There is a protocol for consultation with any sangoma or inyanga.  The consultation takes place in an ndumba, a sacred healing hut where the ancestors or spirit guides preside. The ritual varies from sangoma to sangoma but first, you must take off your shoes. Traditionally as the client enters he or she kneels down and claps twice to greet the spirits.  The client places a fee under a grass mat, and a rattle is shaken or a chant intoned to call the spirits.  Sometimes the healer will make a burnt offering of mpepo - a plant with a pleasant smell - this is similar to how sage is used  in Native American tradition.  Some sangomas with a Christian bent may light candles. Ancestors have the advantage of not being localized in space and time and can provide information not readily available to those of us bound to a space-time reality. 
The healer’s bones are contained in a skin bag.  The "bones" comprise various small animal bones as well as other objects.The healer asks the client to pick up the bones and put them into the bag.  The client places a pinch of tobacco in the bag or the sangoma may sprinkle the offering on the mat. Customs vary depending on the healer’s training or the idiosyncrasies of the spirit who is “throwing the bones” for the healer.  The client shakes the bag of bones, blows into the opening of the bag, states his or her name, and empties the bones on the mat. 

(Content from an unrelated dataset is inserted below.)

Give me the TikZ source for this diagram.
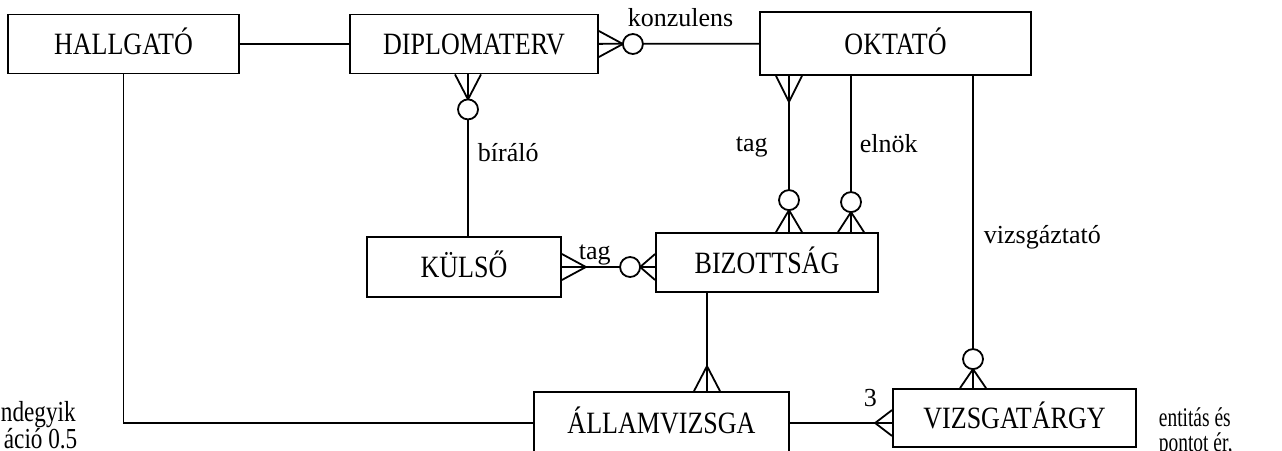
\documentclass[tikz,border=0pt]{standalone}
\usepackage{fontspec}
\setmainfont{Liberation Serif}
\newfontfamily\entfont{Liberation Serif}[FakeStretch=0.84]
\newfontfamily\rnotefont{Liberation Serif}[FakeStretch=0.72]
\newfontfamily\lnotefont{Liberation Serif}[FakeStretch=0.8]
\usetikzlibrary{calc}

\begin{document}
\begin{tikzpicture}[
  x=1pt, y=-1pt,
  line width=1.8pt,
  ent/.style={draw, minimum height=59, inner sep=0pt,
              text height=21pt, text depth=0pt,
              font=\entfont\fontsize{31}{34}\selectfont},
  lab/.style={anchor=base west, inner sep=0pt,
              font=\fontsize{26}{30}\selectfont},
  rnote/.style={anchor=base west, inner sep=0pt,
                font=\rnotefont\fontsize{27}{30}\selectfont},
  lnote/.style={anchor=base west, inner sep=0pt,
                font=\lnotefont\fontsize{29}{32}\selectfont},
  pics/crow/.style={code={\draw (0,-13) -- (#1,0) -- (0,13);}},
  pics/crowo/.style={code={\draw (0,-13) -- (#1,0) -- (0,13);
                           \draw[fill=white] (#1+10,0) circle[radius=10pt];}},
]
\useasboundingbox (0,0) rectangle (1282,450);
\clip (0,0) rectangle (1282,450);

%% Entities
\node[ent, minimum width=231] (hallg) at (123.5,44) {HALLGATÓ};
\node[ent, minimum width=248] (diplo) at (474,44) {DIPLOMATERV};
\node[ent, minimum width=271, minimum height=63] (oktato) at (895.5,43.5) {OKTATÓ};
\node[ent, minimum width=194, minimum height=60] (kulso) at (464,267) {KÜLSŐ};
\node[ent, minimum width=222] (bizott) at (767,262.5) {BIZOTTSÁG};
\node[ent, minimum width=255, minimum height=62] (allam) at (661.5,423) {ÁLLAMVIZSGA};
\node[ent, minimum width=243, minimum height=58] (vizsga) at (1014.5,418) {VIZSGATÁRGY};

%% Line positions
\coordinate (birx) at (468,0);
\coordinate (tagx) at (789,0);
\coordinate (elx)  at (851,0);
\coordinate (vzx)  at (973,0);
\coordinate (avx)  at (707,0);

%% Relationships
\draw (hallg) -- (diplo);
\draw (diplo) -- (oktato);
\draw (hallg) |- (allam);
\draw (birx |- diplo.south) -- (birx |- kulso.north);
\draw (tagx |- oktato.south) -- (tagx |- bizott.north);
\draw (elx |- oktato.south) -- (elx |- bizott.north);
\draw (vzx |- oktato.south) -- (vzx |- vizsga.north);
\draw (kulso.east) -- (kulso.east -| bizott.west);
\draw (avx |- bizott.south) -- (avx |- allam.north);
\draw (allam.east) -- (allam.east -| vizsga.west);

%% Crow's feet
\pic at (diplo.east) {crowo=24};
\pic[rotate=-90] at (birx |- diplo.south) {crowo=25};
\pic[rotate=-90] at (tagx |- oktato.south) {crow=26};
\pic[rotate=90] at (tagx |- bizott.north) {crowo=22};
\pic[rotate=90] at (elx |- bizott.north) {crowo=20};
\pic at (kulso.east) {crow=24};
\pic[rotate=180] at (kulso.east -| bizott.west) {crowo=15};
\pic[rotate=90] at (avx |- allam.north) {crow=25};
\pic[rotate=180] at (allam.east -| vizsga.west) {crow=17};
\pic[rotate=90] at (vzx |- vizsga.north) {crowo=19};

%% Labels
\node[lab] (konz)  at (627,26)  {konzulens};
\node[lab] (birl)  at (477,161) {bíráló};
\node[lab] (tag1)  at (735,151) {tag};
\node[lab] (elnok) at (859,152) {elnök};
\node[lab] (vizl)  at (983,243) {vizsgáztató};
\node[lab] (tag2)  at (578,259) {tag};
\node[lab] (three) at (863,406) {3};

%% Cut-off side text
\node[lnote] (lt1) at (0,421) {ndegyik};
\node[lnote] (lt2) at (3,448) {áció 0.5};
\node[rnote] (rt1) at (1158,426) {entitás és};
\node[rnote] (rt2) at (1158,451) {pontot ér,};

\end{tikzpicture}
\end{document}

The first throw is general in scope: it defines any problems the patient may have in terms of health or any other facet of the human condition—work, money, home, spouse, children, the presence of intrusive energies or spirits, sorcery, unhappy ancestors, and other situations affecting the cosmology of the client, her family or connected others.  There is a bone or object for just about every polarity of the patient’s psycho-socio-spiritual state of being. 
After the sangoma performs a general reading, the client asks specific questions, each of which is answered by a separate throw of the bones.  Questions have to be specific and a good format is; "how does it look for this or that?" Because of free will the spirits cannot tell you what to do, as in the question; "what should I do with my life?" One rather has to ask; "what about this ...?" Then they will answer yes or no or state the pros and cons with reference to one's cosmology. Once the relationship between the client and the bones has been energetically established the sangoma may choose to throw the bones or ask the client to throw them  using cupped hands.

The bones make the diagnosis. For treatment rituals may be done or recommended usually with the help of medicinal plants There is a remedy for every eventuality; health, luck, relationship ridding negative entities etc. Once the healing is completed, the sacred space may be closed by kneeling down again and clapping in appreciation to the spirits before leaving the ndumba.